Recognise this one?
Recent college graduate Benjamin Braddock is trapped into an affair with Mrs. Robinson, who happens to be the wife of his father’s business partner and then finds himself falling in love with her teenage daughter, Elaine.
On Thursday 30th November, Alty Film Club says “here’s to you Mrs Robinson” as we luxuriate in our memories of how primordial Generation X-er, Benjamin Braddock stunned, appalled and excited cinema-goers at the fag-end of the ‘60s and created a classic tale of social dysfunction and trashing weddings. We’re all fucked-up, is there any hope? The Graduate is certainly very funny, but in cutting a swathe through Hollywood’s middle-class American value system this is also satire at its most biting.

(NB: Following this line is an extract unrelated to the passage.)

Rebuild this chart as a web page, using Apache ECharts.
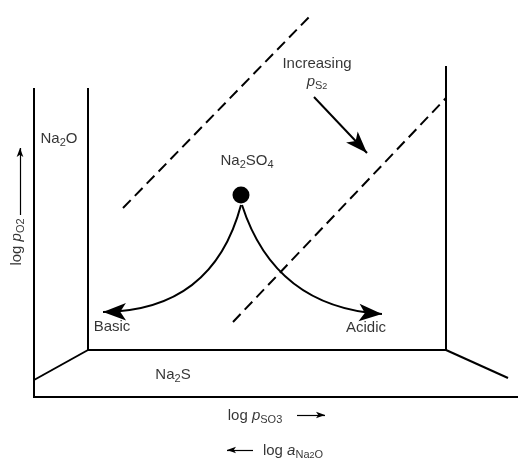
<!DOCTYPE html>
<html>
<head>
<meta charset="utf-8">
<script src="https://cdn.jsdelivr.net/npm/echarts@6/dist/echarts.min.js"></script>
<style>html,body{margin:0;padding:0;background:#fff}#c{width:525px;height:460px}</style>
</head>
<body>
<div id="c"></div>
<script>
// Schematic units: origin at the corner of the diagram (log pSO3 to the right, log pO2 up)
const frameLines = [
  [[0, 309], [0, 0], [484, 0]],
  [[54, 309], [54, 47], [412, 47], [412, 331]],
  [[0, 17], [54, 47]],
  [[412, 47], [474, 19]]
];
const dashedLines = [
  [[89, 189], [278, 383]],
  [[199, 75], [412, 299]]
];
const increasingArrow = [[[280, 300], [333, 244]]];
const basicCurve = [[207, 192], [69, 85]];
const acidicCurve = [[208, 192], [348, 83]];
const axisArrows = [
  [[263, -18], [291, -18]],
  [[219, -53], [193, -53]],
  [[-14, 182], [-14, 249]]
];
const na2so4Point = [[207, 202]];
const labelTexts = [
  '{n|Na}{s|2}{n|O}',
  '{n|Na}{s|2}{n|SO}{s|4}',
  '{n|Increasing}',
  '{i|p}{s|S}{ss|2}',
  '{n|Basic}',
  '{n|Acidic}',
  '{n|Na}{s|2}{n|S}',
  '{n|log }{i|p}{s|SO}{s2|3}',
  '{n|log }{i|a}{s|Na}{ss|2}{s|O}',
  '{n|log }{i|p}{s|O}{s2|2}'
];
const labelAnchors = [
  [25, 258], [213, 236], [283, 333], [283, 315], [78, 70],
  [332, 69], [139, 22], [221, -19], [259, -54], [-17, 155]
];
const labelRotations = [0, 0, 0, 0, 0, 0, 0, 0, 0, 90];

const FONT = 'Liberation Sans, Arial, Helvetica, sans-serif';
const rich = {
  n: {fontSize: 15, lineHeight: 18, fontFamily: FONT, color: '#000'},
  i: {fontSize: 15, lineHeight: 18, fontFamily: FONT, fontStyle: 'italic', color: '#000'},
  s: {fontSize: 11, lineHeight: 11, fontFamily: FONT, verticalAlign: 'bottom', color: '#000'},
  s2: {fontSize: 11, lineHeight: 11, fontFamily: FONT, verticalAlign: 'bottom', color: '#000'},
  ss: {fontSize: 9, lineHeight: 9, fontFamily: FONT, verticalAlign: 'bottom', color: '#000'}
};

const chart = echarts.init(document.getElementById('c'), null, {renderer: 'canvas'});
const black = '#000';
chart.setOption({
  animation: false,
  backgroundColor: '#fff',
  grid: {left: 0, right: 0, top: 0, bottom: 0},
  xAxis: {type: 'value', min: -34, max: 491, show: false},
  yAxis: {type: 'value', min: -63, max: 397, show: false},
  series: [
    {
      type: 'lines', coordinateSystem: 'cartesian2d', polyline: true, silent: true,
      symbol: 'none',
      lineStyle: {color: black, width: 2, opacity: 1},
      data: frameLines.map(c => ({coords: c}))
    },
    {
      type: 'lines', coordinateSystem: 'cartesian2d', silent: true,
      symbol: 'none',
      lineStyle: {color: black, width: 2, type: [11, 6], opacity: 1},
      data: dashedLines.map(c => ({coords: c}))
    },
    {
      type: 'lines', coordinateSystem: 'cartesian2d', silent: true,
      symbol: ['none', 'arrow'], symbolSize: [1, [12, 22]],
      lineStyle: {color: black, width: 2, opacity: 1},
      data: increasingArrow.map(c => ({coords: c}))
    },
    {
      type: 'lines', coordinateSystem: 'cartesian2d', silent: true,
      symbol: ['none', 'arrow'], symbolSize: [1, [13, 23]],
      lineStyle: {color: black, width: 2, opacity: 1},
      data: [
        {coords: basicCurve, lineStyle: {curveness: 0.38}},
        {coords: acidicCurve, lineStyle: {curveness: -0.34}}
      ]
    },
    {
      type: 'lines', coordinateSystem: 'cartesian2d', silent: true,
      symbol: ['none', 'arrow'], symbolSize: [1, [5, 9]],
      lineStyle: {color: black, width: 1.2, opacity: 1},
      data: axisArrows.map(c => ({coords: c}))
    },
    {
      type: 'scatter', silent: true, symbol: 'circle', symbolSize: 17,
      itemStyle: {color: black, opacity: 1},
      data: na2so4Point
    },
    {
      type: 'scatter', silent: true, symbolSize: 1,
      itemStyle: {color: 'rgba(0,0,0,0)'},
      label: {show: true, position: 'inside', align: 'center', verticalAlign: 'middle',
        fontFamily: FONT, fontSize: 15, color: black, rich: rich},
      data: labelAnchors.map((p, k) => ({
        value: p,
        label: {formatter: labelTexts[k], rotate: labelRotations[k]}
      }))
    }
  ]
});
</script>
</body>
</html>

“The Graduate,” the funniest American comedy of the year, is inspired by the free spirit which the young British directors have brought into their movies. It is funny, not because of sight gags and punch lines and other tired rubbish, but because it has a point of view. That is to say, it is against something. Comedy is naturally subversive, no matter what Doris Day thinks.
Roger Ebert 26 December 1967
And that reference to Doris Day is pertinent, as the squeaky clean Hollywood A-lister was, in fact, Nichols 1st choice for Mrs Robinson. How different might that film have become?
So, a glorious film, with Simon & Garfunkel’s memorable score, and beautiful Alfa Romeo Spider for the ride. What treasures we bring!